The first solvable issue is: Since you are taking straight lines (polygon edges) and drawing them onto a curved projection, you need to make sure your polygons are well tessellated, otherwise the ‘curving’ will look very broken. Fisheye projection has this same issue though.
The bigger issue is at the projection edges: when a triangle overlaps the seam between the right side and left edge of the image (and top/bottom). A vertex shader doesn’t know where the other vertices on the triangle are, so the vertices on the right will be placed on the right, and the vertices on the left will be placed on the left, which means you now have a triangle that instead of going from 350 degrees → 10 degrees (for example), it ends up going 10 → 350, almost covering the entire viewport.
This is solvable using a geometry shader that detects the edge cases, and emit two triangles that are at the left and right of the viewport.
Maybe this will be possible when mesh shaders are generally usable.
Thanks for the explanation. I am aware that quirectangular maps require some additional math magic to render and use, although I don’t understand why. I noticed long time ago that using animated big res textures for environment light (with equirectangular map) causes significant performance drops.
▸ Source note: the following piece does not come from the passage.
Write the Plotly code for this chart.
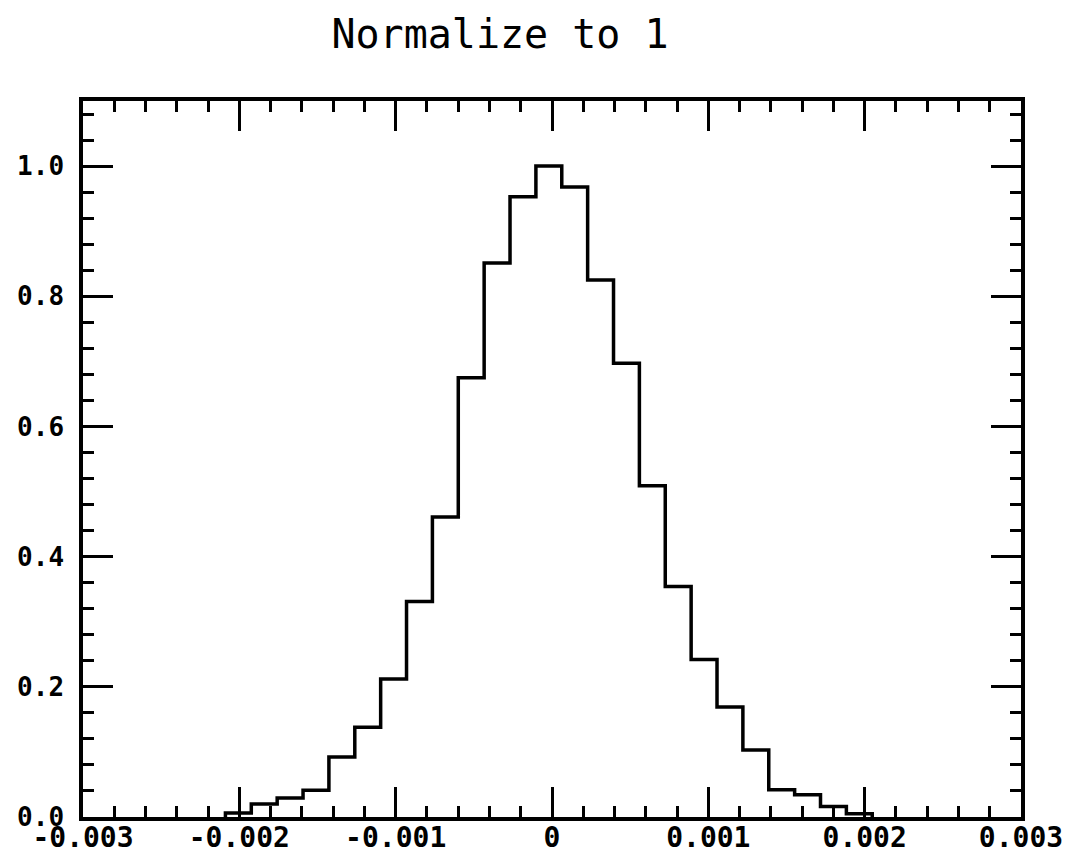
import plotly.graph_objects as go

# Histogram data
bin_start = -0.002089          # left edge of first non-empty bin
bin_width = 0.0001655
bin_values = [0.006, 0.020, 0.029, 0.041, 0.092, 0.138, 0.212, 0.331, 0.461,
              0.675, 0.851, 0.953, 1.000, 0.968, 0.825, 0.697, 0.509, 0.354,
              0.242, 0.169, 0.103, 0.042, 0.034, 0.016, 0.005]

x_tick_vals = [-0.003, -0.002, -0.001, 0, 0.001, 0.002, 0.003]
x_tick_text = ["-0.003", "-0.002", "-0.001", "0", "0.001", "0.002", "0.003"]
y_tick_vals = [0.0, 0.2, 0.4, 0.6, 0.8, 1.0]
y_tick_text = ["0.0", "0.2", "0.4", "0.6", "0.8", "1.0"]
title_text = "Normalize to 1"

edges = [bin_start + i * bin_width for i in range(len(bin_values) + 1)]
xs = [edges[0]] + edges
ys = [0] + bin_values + [0]

fig = go.Figure()
fig.add_trace(go.Scatter(x=xs, y=ys, mode="lines", line_shape="hv",
                         line=dict(color="black", width=3.5),
                         hoverinfo="skip", showlegend=False))

x_font = dict(family="DejaVu Sans Mono", size=28, color="black", weight="bold")
y_font = dict(family="DejaVu Sans Mono", size=26, color="black", weight="bold")

# the page body adds an 8px margin, so the figure is sized/offset to compensate
fig.update_layout(
    width=1065, height=852,
    margin=dict(l=75, r=52, t=93, b=43, autoexpand=False),
    paper_bgcolor="white", plot_bgcolor="white",
    title=dict(text=title_text, x=0.462, xref="container", xanchor="center",
               y=0.970, yref="container", yanchor="middle",
               font=dict(family="DejaVu Sans Mono", size=40, color="black")),
    xaxis=dict(range=[-0.003, 0.003], showgrid=False, zeroline=False,
               automargin=False,
               showline=True, linewidth=3.5, linecolor="black", mirror="allticks",
               ticks="inside", ticklen=30, tickwidth=3, tickcolor="black",
               tickvals=x_tick_vals, ticktext=x_tick_text, tickfont=x_font,
               ticklabelstandoff=-7,
               minor=dict(ticks="inside", ticklen=11, tickwidth=3,
                          tickcolor="black", dtick=0.0002, tick0=0, showgrid=False)),
    yaxis=dict(range=[0, 1.1], showgrid=False, zeroline=False,
               automargin=False,
               showline=True, linewidth=3.5, linecolor="black", mirror="allticks",
               ticks="inside", ticklen=30, tickwidth=3, tickcolor="black",
               tickvals=y_tick_vals, ticktext=y_tick_text, tickfont=y_font,
               ticklabelstandoff=10,
               minor=dict(ticks="inside", ticklen=11, tickwidth=3,
                          tickcolor="black", dtick=0.04, tick0=0, showgrid=False)),
)

fig.write_html("out.html")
I can use realtime 256x128, maybe 512x256 but nothing near 4k, which seems like minimum reasonable res for 360 panoramas and sharp reflections. Performance monitor shows some heavy lifting happening in Environmental light and renderer, but never knew why.
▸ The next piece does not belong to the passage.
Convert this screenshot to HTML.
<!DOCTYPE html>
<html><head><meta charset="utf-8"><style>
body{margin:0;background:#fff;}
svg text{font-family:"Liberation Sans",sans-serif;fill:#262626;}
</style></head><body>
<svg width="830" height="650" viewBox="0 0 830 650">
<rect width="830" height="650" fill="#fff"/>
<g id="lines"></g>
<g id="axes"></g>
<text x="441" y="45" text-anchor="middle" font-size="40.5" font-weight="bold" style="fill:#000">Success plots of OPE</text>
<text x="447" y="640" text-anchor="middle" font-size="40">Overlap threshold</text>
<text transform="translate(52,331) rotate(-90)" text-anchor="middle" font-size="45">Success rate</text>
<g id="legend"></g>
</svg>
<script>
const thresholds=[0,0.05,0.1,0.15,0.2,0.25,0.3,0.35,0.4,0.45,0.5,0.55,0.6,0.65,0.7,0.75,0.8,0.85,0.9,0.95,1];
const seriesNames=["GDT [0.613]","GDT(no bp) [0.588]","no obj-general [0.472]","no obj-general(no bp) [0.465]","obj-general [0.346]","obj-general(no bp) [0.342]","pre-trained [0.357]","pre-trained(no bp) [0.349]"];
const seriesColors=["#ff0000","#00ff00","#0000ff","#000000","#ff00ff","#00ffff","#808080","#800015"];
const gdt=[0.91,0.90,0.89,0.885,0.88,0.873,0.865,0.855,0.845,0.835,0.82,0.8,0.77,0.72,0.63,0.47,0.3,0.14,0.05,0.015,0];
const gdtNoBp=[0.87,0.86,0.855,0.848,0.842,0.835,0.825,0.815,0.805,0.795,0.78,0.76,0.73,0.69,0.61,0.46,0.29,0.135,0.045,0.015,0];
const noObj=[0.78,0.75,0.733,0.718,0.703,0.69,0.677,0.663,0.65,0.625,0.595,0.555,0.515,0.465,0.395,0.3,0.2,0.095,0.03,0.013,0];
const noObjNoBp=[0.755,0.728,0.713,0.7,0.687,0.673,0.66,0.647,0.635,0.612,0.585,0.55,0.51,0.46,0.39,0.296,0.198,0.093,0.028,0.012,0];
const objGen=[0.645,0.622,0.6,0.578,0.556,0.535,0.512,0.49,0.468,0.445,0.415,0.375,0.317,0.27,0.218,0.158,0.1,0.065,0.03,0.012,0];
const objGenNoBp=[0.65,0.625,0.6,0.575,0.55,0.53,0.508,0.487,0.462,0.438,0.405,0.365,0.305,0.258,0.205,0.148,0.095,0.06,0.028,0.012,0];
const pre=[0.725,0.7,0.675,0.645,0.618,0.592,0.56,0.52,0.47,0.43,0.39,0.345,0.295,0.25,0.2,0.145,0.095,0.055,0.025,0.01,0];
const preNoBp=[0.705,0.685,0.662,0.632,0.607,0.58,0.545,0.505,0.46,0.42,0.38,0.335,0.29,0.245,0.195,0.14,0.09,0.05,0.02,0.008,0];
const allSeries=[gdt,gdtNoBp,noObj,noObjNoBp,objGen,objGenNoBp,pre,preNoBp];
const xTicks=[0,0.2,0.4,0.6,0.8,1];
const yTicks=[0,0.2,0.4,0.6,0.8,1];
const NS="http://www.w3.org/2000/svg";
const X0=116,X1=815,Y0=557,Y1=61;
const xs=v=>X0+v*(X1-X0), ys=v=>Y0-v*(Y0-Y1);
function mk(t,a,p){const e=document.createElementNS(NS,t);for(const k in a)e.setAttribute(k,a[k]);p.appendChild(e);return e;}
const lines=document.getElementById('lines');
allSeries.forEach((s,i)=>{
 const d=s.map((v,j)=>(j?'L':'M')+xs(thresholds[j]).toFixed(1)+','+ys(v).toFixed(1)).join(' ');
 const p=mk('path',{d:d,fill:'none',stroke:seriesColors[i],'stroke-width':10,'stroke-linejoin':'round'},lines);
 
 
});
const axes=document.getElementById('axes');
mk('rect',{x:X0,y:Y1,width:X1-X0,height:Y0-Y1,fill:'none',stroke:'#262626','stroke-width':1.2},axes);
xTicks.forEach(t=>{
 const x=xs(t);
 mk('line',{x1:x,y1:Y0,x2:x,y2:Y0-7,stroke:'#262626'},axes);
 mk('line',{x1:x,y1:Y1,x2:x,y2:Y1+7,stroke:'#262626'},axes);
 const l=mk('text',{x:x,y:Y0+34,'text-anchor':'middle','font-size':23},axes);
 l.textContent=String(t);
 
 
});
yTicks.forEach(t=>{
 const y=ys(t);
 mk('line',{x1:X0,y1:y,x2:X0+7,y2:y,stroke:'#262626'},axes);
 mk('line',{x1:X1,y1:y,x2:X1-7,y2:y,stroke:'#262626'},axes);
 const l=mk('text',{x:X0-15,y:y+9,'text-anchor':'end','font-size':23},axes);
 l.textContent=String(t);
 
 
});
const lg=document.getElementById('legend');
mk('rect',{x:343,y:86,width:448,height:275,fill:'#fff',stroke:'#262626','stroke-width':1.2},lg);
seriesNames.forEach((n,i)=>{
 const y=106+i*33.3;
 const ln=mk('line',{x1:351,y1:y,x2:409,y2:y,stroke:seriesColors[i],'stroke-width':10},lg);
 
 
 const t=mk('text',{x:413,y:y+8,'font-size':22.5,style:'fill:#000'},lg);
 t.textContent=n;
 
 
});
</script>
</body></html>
Regarding lack of geometry shaders support - aren’t the pops supposed to be a bit like vertex / geometry shaders in nodes? Sorry if I misunderstand anything.
If you are trying to do lighting with an animated Env Map for the Environment Map, that will be very heavy before there is a pre-processing pass that needs to occur to that environment map before it can be used in a PBR render.
POPs can help with this in theory, but you would need to take your entire scene’s geometry, allocated enough memory to do another full copy of it, and then put it through a pass to process the geometry. It would be very expensive in terms of memory to do. Unlikely a big win vs just doing a cubemap, since there are lots of GPU tools specifically made to improve the performance of cube map rendering (and more coming)
Thanks for thourough explanation… tbh its been puzzling me for years, since I started doing full geometry VJing. With your explanation in mind I’ve done some tests and used prefiltering outside of the Environment Light COMP.
Turns out prefilterTOP takes 30ms gpu time on 3090 to process a single fullHD frame, unlike any other TOP that I know of. Is there any way to make it realtime ready besides serious downsampling (even as low as 256x128 takes 4.5ms)? Was it because it was never intended to be realtime and highres? Similar technique in Unity 3d does take quite a bit of preprocessing too.
The test also showed me the importance of prefiltering in terms of pbr shading quality. Reflections look good only at lowest roughness (high, artificial specularity) without prefiltering.
I understand that prefiltering must be adding some sort of serious overhead like mipmaps or other image stacks, but still… maybe we could have pbr reflections done entirely different way - like native SSRs or raytracing? Reflection maps are getting thing of the past anyway, but it would be nice to have a replacement in Touch.
Environment lighting involves sending out 1000s of rays out from each point of interest into the world to see how the light out there is hitting it (for less reflective surfaces). Prefiltering is required to greatly reduce that calculation cost at render time. It’s the standard workflow for PBR lighting.
Certainly there are other things such as raytracing, which has it’s own costs. Currently we do not have raytracing support in TouchDesigner.